Claiming that CCS clearance was not required at the expression of interest stage, she said the approval is needed only when you want an agreement signed through.
“After 16 hard months of negotiation, a draft is taken to the cabinet, the CCS approves it and post that approval you go ahead to sign with the French, which happened in September 2016. The negotiations over the 16 months included those on price, quantity, any add ons that you want. We followed the process thoroughly,” she said.
The CCS had cleared the Rs 58,000 crore Rafale deal in August, 2016, nearly 16 months after the announcement of its procurement was made by PM Modi.
Sitharaman’s statement came on the day when the Supreme Court lens fell on the decision making process for the deal. It has asked the Centre to provide details of the process in a sealed cover by October 29.
The Congress has been demanding details of the deal, including cost of equipment and weapons, alleging that the deal negotiated under its rule was much cheaper than the contract signed by the Modi government.
On many occasions, the Congress had asked the government whether the CCS clearance was taken before the PM announced about the procurement of the jets during his visit to Paris in April 2015.
“After being in power for almost the first 30 years of the country, the Congress is still not clear which procedure to follow for which occasion.

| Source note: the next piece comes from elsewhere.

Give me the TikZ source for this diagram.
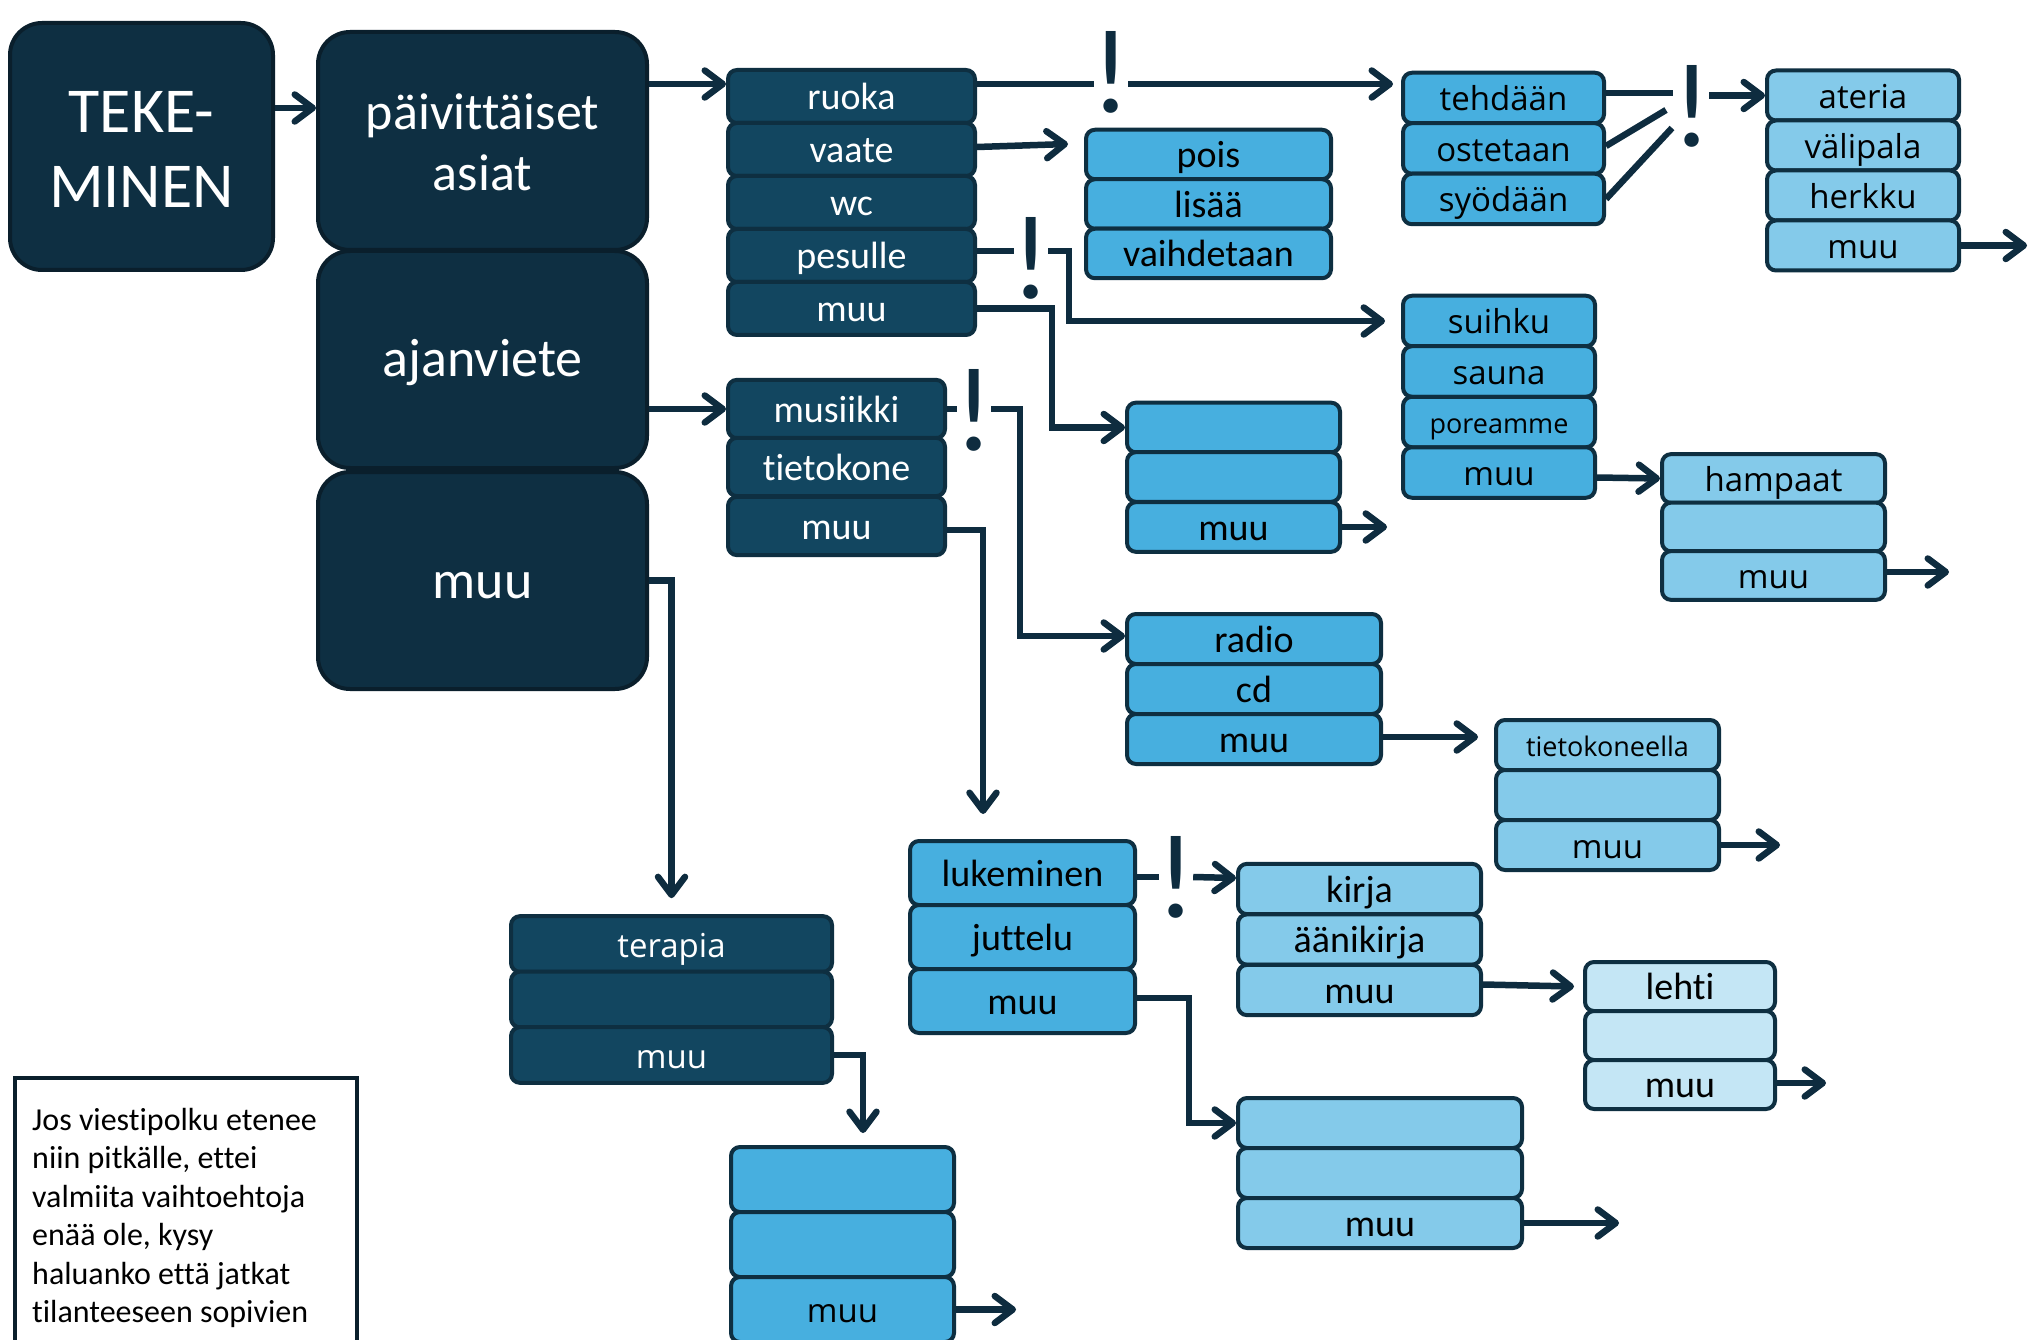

A statement of interest by the PM, does it require CCS clearance? Come on, Congress party. I’m sure you know more,” Sitharaman further said.
She slammed the Congress party for comparing the price of a deal that they did not conclude to one which the NDA had concluded. Had they bought an aircraft, she added, the comparison with one that the BJP-ruled government bought would have been logical.
A joint statement issued on April 10, 2015 after PM Modi's talks with the then French President Franois Hollande had said India conveyed to the government of France that in view of the critical operational necessity for multirole combat aircraft for the Indian Air Force, government of India would like to acquire 36 Rafale jets in fly-away condition as quickly as possible.
"The two leaders agreed to conclude an Inter- Governmental Agreement for supply of the aircraft on terms that would be better than conveyed by Dassault Aviation as part of a separate process underway," the statement said.
It also said associated systems and weapons would be delivered on the same configuration as had been tested and approved by the Indian Air Force, and with a longer maintenance responsibility by France.